1Institute of Human Performance, The University of Hong Kong, Pokfulam, Hong Kong. 2Department of Health and Physical Education, The Hong Kong Institute of Education, Hong Kong. 3Department of Rehabilitation Sciences, The Hong Kong Polytechnic University, Hong Kong. 4Division of Nursing and Health Studies, Open University of Hong Kong, Hong Kong. 5The Association of Licentiates of the Medical Council of Hong Kong, Hong Kong.

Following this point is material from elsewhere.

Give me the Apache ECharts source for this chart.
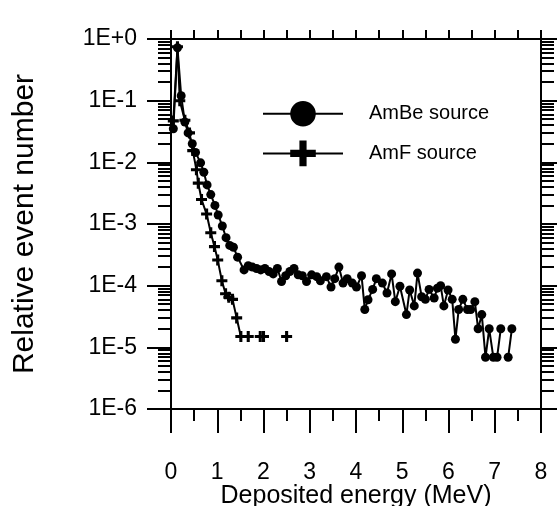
<!DOCTYPE html>
<html>
<head>
<meta charset="utf-8">
<script src="https://cdn.jsdelivr.net/npm/echarts@6/dist/echarts.min.js"></script>
<style>
  html, body { margin: 0; padding: 0; background: #fff; }
  #chart { width: 557px; height: 506px; }
</style>
</head>
<body>
<div id="chart"></div>
<script>
// AmBe source (circles)
var ambeX = [0.05, 0.14, 0.22, 0.30, 0.37, 0.46, 0.53, 0.64, 0.71, 0.78, 0.86, 0.95, 1.02, 1.11, 1.19, 1.27, 1.35, 1.44,
  1.58, 1.67, 1.76, 1.85, 1.94, 2.03, 2.12, 2.21, 2.30, 2.39, 2.48, 2.57, 2.66, 2.75, 2.84, 2.93, 3.04, 3.15, 3.23,
  3.36, 3.46, 3.54, 3.63, 3.72, 3.81, 3.92, 4.01, 4.12, 4.19, 4.26, 4.36, 4.44, 4.57, 4.67, 4.77, 4.85, 4.95, 5.09,
  5.16, 5.26, 5.33, 5.42, 5.50, 5.58, 5.69, 5.76, 5.83, 5.90, 5.99, 6.08, 6.15, 6.22, 6.31, 6.41, 6.48, 6.57, 6.64,
  6.72, 6.80, 6.88, 6.97, 7.05, 7.13, 7.21, 7.29, 7.37];
var ambeY = [3.5e-2, 7.2e-1, 1.2e-1, 4.5e-2, 3.0e-2, 2.0e-2, 1.45e-2, 9.8e-3, 6.9e-3, 4.3e-3, 3.0e-3, 2.0e-3, 1.4e-3,
  9.3e-4, 6.0e-4, 4.5e-4, 4.2e-4, 2.9e-4,
  1.8e-4, 2.1e-4, 2.0e-4, 1.9e-4, 1.8e-4, 1.9e-4, 1.7e-4, 1.55e-4, 1.9e-4, 1.17e-4, 1.45e-4, 1.7e-4, 1.9e-4, 1.5e-4,
  1.45e-4, 1.17e-4, 1.5e-4, 1.4e-4, 1.2e-4,
  1.4e-4, 9.5e-5, 1.3e-4, 2.0e-4, 1.1e-4, 1.3e-4, 1.1e-4, 9.5e-5, 1.45e-4, 4.1e-5, 5.9e-5, 8.7e-5, 1.3e-4, 1.1e-4,
  7.6e-5, 1.55e-4, 5.5e-5, 9.8e-5, 3.4e-5,
  8.5e-5, 4.7e-5, 1.6e-4, 6.6e-5, 6.0e-5, 8.7e-5, 6.3e-5, 9.1e-5, 1.0e-4, 4.7e-5, 8.5e-5, 6.0e-5, 1.35e-5, 4.1e-5,
  6.0e-5, 4.1e-5, 4.1e-5, 5.5e-5, 2.0e-5,
  3.4e-5, 6.9e-6, 2.0e-5, 6.9e-6, 6.9e-6, 2.0e-5, null, 6.9e-6, 2.0e-5];

// AmF source (crosses)
var amfX = [0.05, 0.14, 0.19, 0.30, 0.40, 0.47, 0.55, 0.59, 0.66, 0.77, 0.86, 0.94, 1.01, 1.10, 1.18, 1.25, 1.33,
  1.42, 1.51, 1.67, 1.80, 1.93, 2.00, 2.25, 2.50];
var amfY = [4.7e-2, 7.5e-1, 1.0e-1, 4.8e-2, 3.0e-2, 1.55e-2, 7.6e-3, 4.6e-3, 2.5e-3, 1.45e-3, 7.2e-4, 4.3e-4, 2.6e-4,
  1.2e-4, 7.4e-5, 6.5e-5, 6.0e-5, 3.0e-5, 1.5e-5, 1.5e-5, null, 1.5e-5, 1.5e-5, null, 1.5e-5];

var seriesNames = ['AmBe source', 'AmF source'];
var decadeTicks = [1e-6, 1e-5, 1e-4, 1e-3, 1e-2, 1e-1, 1];
var minorTicks = [];
decadeTicks.slice(0, 6).forEach(function (d) {
  for (var k = 2; k <= 9; k++) minorTicks.push(d * k);
});

function pairs(xs, ys) {
  return xs.map(function (x, i) { return [x, ys[i] == null ? '-' : ys[i]]; });
}

var plusPath = 'path://M3.6,0H6.4V3.6H10V6.4H6.4V10H3.6V6.4H0V3.6H3.6Z';
var font = 'Liberation Sans, Arial, sans-serif';
var axisLine = { show: true, lineStyle: { color: '#000', width: 2 } };

var myChart = echarts.init(document.getElementById('chart'));

function logAxis(pos, ticks, len, showLine, showLabel) {
  return {
    type: 'log',
    logBase: 10,
    position: pos,
    min: 1e-6,
    max: 1,
    axisLine: showLine ? axisLine : { show: false },
    axisTick: { show: true, inside: false, length: len, customValues: ticks,
      lineStyle: { color: '#000', width: 2 } },
    axisLabel: showLabel ? {
      show: true, customValues: decadeTicks, margin: 34,
      color: '#000', fontSize: 23, fontFamily: font,
      formatter: function (v) {
        var e = Math.round(Math.log10(v));
        return '1E' + (e >= 0 ? '+' : '') + e;
      }
    } : { show: false },
    splitLine: { show: false }
  };
}

var yMain = logAxis('left', decadeTicks, 24, true, true);
yMain.name = 'Relative event number';
yMain.nameLocation = 'middle';
yMain.nameGap = 131;
yMain.nameMoveOverlap = false;
yMain.nameTextStyle = { color: '#000', fontSize: 30, fontFamily: font };

var option = {
  animation: false,
  backgroundColor: '#fff',
  grid: { left: 171, right: 16, top: 39, bottom: 97, outerBoundsMode: 'none' },
  legend: {
    orient: 'vertical',
    left: 257,
    top: 96,
    itemWidth: 80,
    itemHeight: 32,
    itemGap: 14,
    data: seriesNames,
    textStyle: { color: '#000', fontSize: 20, fontFamily: font, padding: [0, 0, 0, 21] }
  },
  xAxis: [
    {
      type: 'value',
      position: 'bottom',
      min: 0,
      max: 8,
      interval: 1,
      name: 'Deposited energy (MeV)',
      nameLocation: 'middle',
      nameGap: 75,
      nameMoveOverlap: false,
      nameTextStyle: { color: '#000', fontSize: 25, fontFamily: font },
      axisLine: axisLine,
      axisTick: { show: true, inside: false, length: 24, lineStyle: { color: '#000', width: 2 } },
      minorTick: { show: true, splitNumber: 2, length: 12, lineStyle: { color: '#000', width: 2 } },
      axisLabel: { color: '#000', fontSize: 23, fontFamily: font, margin: 52 },
      splitLine: { show: false }
    },
    {
      type: 'value',
      position: 'top',
      min: 0,
      max: 8,
      interval: 0.5,
      axisLine: axisLine,
      axisTick: { show: true, inside: false, length: 9, lineStyle: { color: '#000', width: 2 } },
      axisLabel: { show: false },
      splitLine: { show: false }
    }
  ],
  yAxis: [
    yMain,
    logAxis('left', minorTicks, 13, false, false),
    logAxis('right', decadeTicks, 24, true, false),
    logAxis('right', minorTicks, 13, false, false)
  ],
  series: [
    {
      name: seriesNames[0],
      type: 'line',
      xAxisIndex: 0,
      yAxisIndex: 0,
      data: pairs(ambeX, ambeY),
      symbol: 'circle',
      symbolSize: 9,
      connectNulls: false,
      lineStyle: { color: '#000', width: 2 },
      itemStyle: { color: '#000' },
      z: 3
    },
    {
      name: seriesNames[1],
      type: 'line',
      xAxisIndex: 0,
      yAxisIndex: 0,
      data: pairs(amfX, amfY),
      symbol: plusPath,
      symbolSize: 11,
      connectNulls: false,
      lineStyle: { color: '#000', width: 2 },
      itemStyle: { color: '#000' },
      z: 4
    }
  ]
};

myChart.setOption(option);
</script>
</body>
</html>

Conference/Journal: Evid Based Complement Alternat Med.
Date published: 2014
Other: Volume ID: 2014 , Pages: 719437 , Special Notes: doi: 10.1155/2014/719437 , Word Count: 211
This cross-sectional exploratory study aimed to compare the one-leg-stance time and the six-minute walk distance among TC Qigong-trained NPC survivors, untrained NPC survivors, and healthy individuals. Twenty-five survivors of NPC with TC Qigong experience, 27 survivors of NPC without TC Qigong experience, and 68 healthy individuals formed the NPC-TC Qigong group, NPC-control group, and healthy-control group, respectively. The one-leg-stance (OLS) timed test was conducted to assess the single-leg standing balance performance of the participants in four conditions: (1) standing on a stable surface with eyes open, (2) standing on a compliant surface with eyes open, (3) standing on a stable surface with eyes closed, and (4) standing on a compliant surface with eyes closed. The six-minute walk test (6MWT) was used to determine the functional balance performance of the participants. Results showed that the NPC-control group had a shorter OLS time in all of the visual and supporting surface conditions than the healthy control group (P < 0.05). The OLS time of the TC Qigong-NPC group was comparable to that of the healthy control group in the somatosensory-challenging condition (condition 3) (P = 0.168) only. Additionally, there was no significant difference in the 6MWT distance among the three groups (P > 0.05). TC Qigong may be a rehabilitation exercise that improves somatosensory function and OLS balance performance among survivors of NPC.